Thats so true, Bill :)

its heartening to see the spirit of Buddha spread so far and wide...no, not just you...have come across many in the recent times :)

wishes,
devika

10:05 AM  
Anonymous Anonymous said...

How lovely to visit your site again--it's been a while and I've missed your beautiful images.

3:34 PM  
Blogger Masago said...

Bill,

I actullay missed a letter:

gxardeno Budho
mateno pluvo lavas
la negxon fore

And if your browser shows it:

ĝardeno Budho
mateno pluvo lavas
la neĝon fore

(there should be little hats over the g's in the 1st & last lines)

7:32 PM  
Blogger gautami tripathy said...

This comment has been removed by the author.

5:12 AM  
Blogger gautami tripathy said...

Change is eternal, inevitable...Love that thought.

5:14 AM  
Blogger Juhani Tikkanen said...

Puutarhan Buddha
aamun sade huuhtelee
lumet pois

5-7-3; I should like to add word kana as the Japanese do when there is not enough syllables in L3, but that kana means nothing in Finnish .-(

I wrote a story to my Finnish blog:

http://juhanitikkanen.blogspot.com/2009/03/bill-kenney-puutarhan-buddha.html

and made one variation :-(

Morning garden --
stony Buddha
washing up

5:55 AM  
Blogger Bill said...

I guess we all do, Gillena.

We can certainly use it, Devika.

Great to hear from you, lyn.

Thanks for the correction, Vaughn.

Thank you, gautami.

And thanks for that translattion, tikkis.

7:54 PM  
Blogger Devika Jyothi said...

"Using" --??
that seems an odd word to go with Budhism, Bill

could be just my own odd thought!

wishes,
devika

8:02 PM  
Blogger wallpaper said...

it's great

9:00 PM  
Blogger J. Andrew Lockhart said...

I like both. :)

9:28 PM  
Blogger Bill said...

"use it": that is it will do us good. An American idiom, I suspect, Devika.
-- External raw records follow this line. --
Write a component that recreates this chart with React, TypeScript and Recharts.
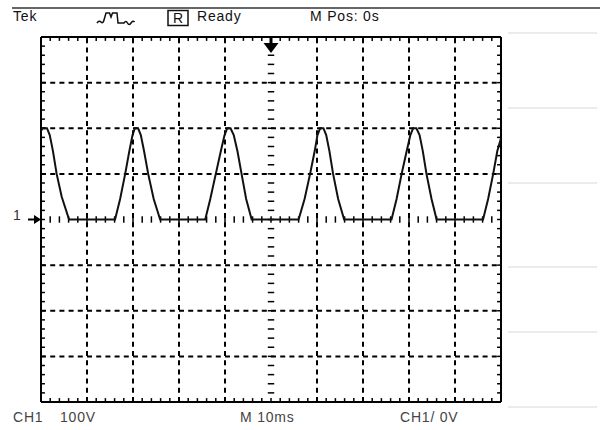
import { LineChart, Line, XAxis, YAxis, ReferenceLine, ReferenceDot } from "recharts"

// trace: time in ms, voltage in V (10 ms/div, 100 V/div)
const times = [
  0, 0.4, 1.3, 1.9, 2.6, 3.4, 4.5, 6.1,
  16.1, 17.2, 18.3, 19.2, 19.9, 20.4, 21.1, 21.7, 22.4, 23.3, 24.5, 25.9,
  35.7, 36.8, 38.0, 39.1, 39.9, 40.5, 41.2, 41.9, 42.7, 43.6, 44.6, 45.8,
  56.0, 57.3, 58.5, 59.5, 60.1, 60.7, 61.4, 62.0, 62.7, 63.5, 64.6, 65.9,
  76.2, 77.3, 78.4, 79.5, 80.3, 80.9, 81.6, 82.3, 83.0, 83.8, 84.9, 86.0,
  96.1, 97.2, 98.3, 99.2, 100,
]
const volts = [
  195, 200, 200, 185, 150, 100, 50, 0,
  0, 45, 100, 150, 185, 200, 200, 185, 150, 100, 45, 0,
  0, 45, 100, 150, 185, 200, 200, 185, 150, 100, 45, 0,
  0, 45, 100, 150, 185, 200, 200, 185, 150, 100, 45, 0,
  0, 45, 100, 150, 185, 200, 200, 185, 150, 100, 45, 0,
  0, 45, 100, 150, 178,
]

const gridTimes = [10, 20, 30, 40, 60, 70, 80, 90]
const gridVolts = [-300, -200, -100, 100, 200, 300]
const edgeTimes = [0, 100]
const edgeVolts = [-400, 400]
// minor ticks: 5 per division
const minorTimes = Array.from({ length: 49 }, (_, i) => (i + 1) * 2)
const minorVolts = Array.from({ length: 39 }, (_, i) => -380 + i * 20)

const trace = times.map((t, i) => ({ t, v: volts[i] }))

const TICK_T = 0.85
const TICK_V = 8.5
const CTR_T = 0.7
const CTR_V = 7

const font = "'Liberation Sans', Arial, sans-serif"

const TriggerArrow = ({ cx, cy }: any) => (
  <g>
    <rect x={cx - 1.5} y={cy} width={3} height={7} fill="#000" />
    <polygon points={`${cx - 7.5},${cy + 6} ${cx + 7.5},${cy + 6} ${cx},${cy + 16}`} fill="#000" />
  </g>
)

const GroundMarker = ({ cx, cy }: any) => (
  <g>
    <text x={cx - 28} y={cy} fontFamily={font} fontSize={14} fill="#333">1</text>
    <line x1={cx - 13} y1={cy} x2={cx - 3} y2={cy} stroke="#000" strokeWidth={2} />
    <polygon points={`${cx - 7},${cy - 4.5} ${cx},${cy} ${cx - 7},${cy + 4.5}`} fill="#000" />
  </g>
)

const sideLines = [33, 108, 183, 267, 332, 407]

const App = () => {
  const tk = { stroke: "#000", strokeWidth: 1.5, ifOverflow: "visible" as const }
  return (
    <div style={{ position: "absolute", left: 0, top: 0, width: 600, height: 430, background: "#fff" }}>
      <LineChart width={600} height={430} data={trace} margin={{ top: 37, left: 41, right: 99, bottom: 28 }}>
        <XAxis dataKey="t" type="number" domain={[0, 100]} hide allowDataOverflow />
        <YAxis type="number" domain={[-400, 400]} hide allowDataOverflow />
        {gridTimes.map((t) => (
          <ReferenceLine key={`gx${t}`} x={t} stroke="#000" strokeWidth={2} strokeDasharray="5 4.2" />
        ))}
        {gridVolts.map((v) => (
          <ReferenceLine key={`gy${v}`} y={v} stroke="#000" strokeWidth={2} strokeDasharray="5 4.2" />
        ))}
        {minorTimes.map((t) => (
          <ReferenceLine key={`tt${t}`} segment={[{ x: t, y: 400 }, { x: t, y: 400 - TICK_V }]} {...tk} />
        ))}
        {minorTimes.map((t) => (
          <ReferenceLine key={`tb${t}`} segment={[{ x: t, y: -400 }, { x: t, y: -400 + TICK_V }]} {...tk} />
        ))}
        {minorTimes.map((t) => (
          <ReferenceLine key={`tc${t}`} segment={[{ x: t, y: -CTR_V }, { x: t, y: CTR_V }]} {...tk} />
        ))}
        {minorVolts.map((v) => (
          <ReferenceLine key={`vl${v}`} segment={[{ x: 0, y: v }, { x: TICK_T, y: v }]} {...tk} />
        ))}
        {minorVolts.map((v) => (
          <ReferenceLine key={`vr${v}`} segment={[{ x: 100, y: v }, { x: 100 - TICK_T, y: v }]} {...tk} />
        ))}
        {minorVolts.map((v) => (
          <ReferenceLine key={`vc${v}`} segment={[{ x: 50 - CTR_T, y: v }, { x: 50 + CTR_T, y: v }]} {...tk} />
        ))}
        {edgeTimes.map((t) => (
          <ReferenceLine key={`ex${t}`} x={t} stroke="#000" strokeWidth={2} ifOverflow="visible" />
        ))}
        {edgeVolts.map((v) => (
          <ReferenceLine key={`ey${v}`} y={v} stroke="#000" strokeWidth={2} ifOverflow="visible" />
        ))}
        <Line
          type="linear"
          dataKey="v"
          stroke="#111"
          strokeWidth={2}
          dot={false}
          isAnimationActive={false}
        />
        <ReferenceDot x={50} y={400} r={0} shape={TriggerArrow} ifOverflow="visible" />
        <ReferenceDot x={0} y={0} r={0} shape={GroundMarker} ifOverflow="visible" />
      </LineChart>
      <svg
        width={600}
        height={430}
        style={{ position: "absolute", left: 0, top: 0, pointerEvents: "none" }}
      >
        <line x1={12} y1={8} x2={600} y2={8} stroke="#666" strokeWidth={2} />
        {sideLines.map((y) => (
          <line key={y} x1={508} y1={y} x2={597} y2={y} stroke="#e4e4e4" strokeWidth={1.5} />
        ))}
        <g fontFamily={font} fontSize={14} letterSpacing={0.8} fill="#111">
          <text x={13} y={21}>Tek</text>
          <path
            d="M97,23 q2,-3 4,-1 t3,-2 L106,13 L109.5,13 L111,17 L112.5,13 L117,13 L118,23 L124,23 q2,-3 3.5,0 t3.5,0 t3.5,-1"
            fill="none"
            stroke="#111"
            strokeWidth={1.5}
          />
          <rect x={168} y={10.5} width={20} height={15} fill="none" stroke="#111" strokeWidth={1.5} />
          <text x={178} y={23} textAnchor="middle" letterSpacing={0}>R</text>
          <text x={197} y={21}>Ready</text>
          <text x={310} y={21}>M Pos: 0s</text>
        </g>
        <g fontFamily={font} fontSize={14} letterSpacing={0.8} fill="#444">
          <text x={13} y={422}>CH1</text>
          <text x={60} y={422}>100V</text>
          <text x={240} y={422}>M 10ms</text>
          <text x={400} y={422}>CH1/ 0V</text>
        </g>
      </svg>
    </div>
  )
}

export default App
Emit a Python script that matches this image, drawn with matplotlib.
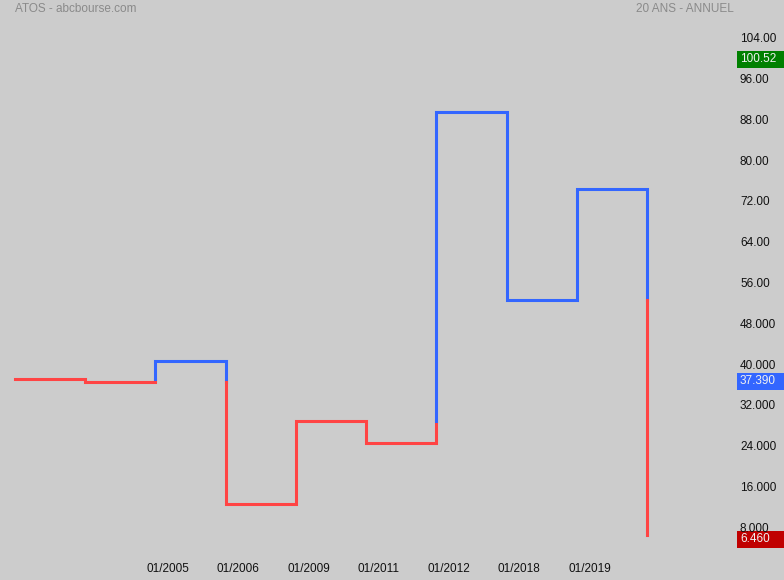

Thanks, wallpaper and Andrew.

8:46 AM  
Blogger Devika Jyothi said...

Oh its too fine, dear Bill...
perhaps my habit of reading too much where its unwarranted....and when it strikes I can't help myself to keep shut! :)


wishes
devika

9:04 AM  
Blogger ELAINE ERIG said...

That´s cool!

8:07 PM  
Blogger Bill said...

Thanks, Elaine. A pleasure to make your acquaintance.

9:25 PM  
Anonymous Monika said...

in German :

Gartenbuddha
der Regen wäscht
den Schnee hinweg

7:25 AM  
Blogger Bill said...

Thanks, Monika. that's a first, as far as I know.